Cream butter and sugar, add well beaten egg yolks, spices, berry juice and flour. Add soda last.

These are not very good directions, I know. Soda is not even on the list of ingredients, but don't you have to add soda with the baking powder to make it rise?

It also doesn't say when to add the pulp, but I would assume you would add it with the juice. The reason juice and pulp are measured separately is that she probably ran the berries through a colander first. That way, you could regulate the amount of juice that goes in. Every blackberry cake I've tried to make was too soggy.

As for baking directions...your guess is as good as mine. I know this was a pan cake, not a layer cake.

Maybe this is why no one else in the family could bake the cake. I thought perhaps some of you bakers out there might be able to help me fill in the "missing links" in this recipe.
 
Soda is not even on the list of ingredients, but don't you have to add soda with the baking powder to make it rise?

I have recipes that call for either powder or soda, but not both, so I think that part of the recipe is fine. Just make sure your baking powder is a double acting (it'll cause a reaction for rise when you mix the ingredients and again when the cake is baked).

It also doesn't say when to add the pulp
I'd fold it in at the end. That much pulp is going to be a lot of berries!:) And I'm sure you're right--pushing the berries through a mill, strainer, etc., will get out the seeds but keep the juice and pulp.
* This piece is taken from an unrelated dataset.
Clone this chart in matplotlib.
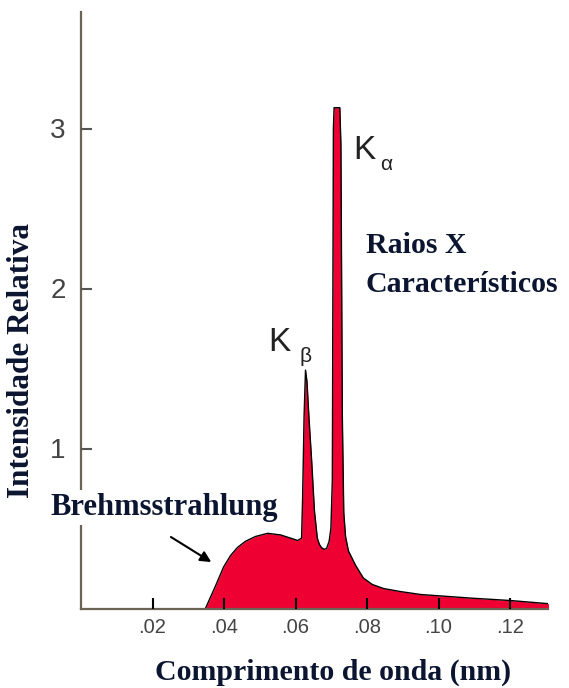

As far as baking instructions go, I'd try 350, the standard temp, but check it a lot! I'd think it'll be a really moist cake so you may always get some sticky crumbs on a cake tester/toothpick, but just make sure it's not to wet in the middle. If that's the case you may have to up the temp. I have a blueberry cake recipe that is baked in an 8x8" pan at 400 but only for 25-30 minutes. Sorry I'm not much help on that part--if it were me, it'd just end up being a lot of trial and error.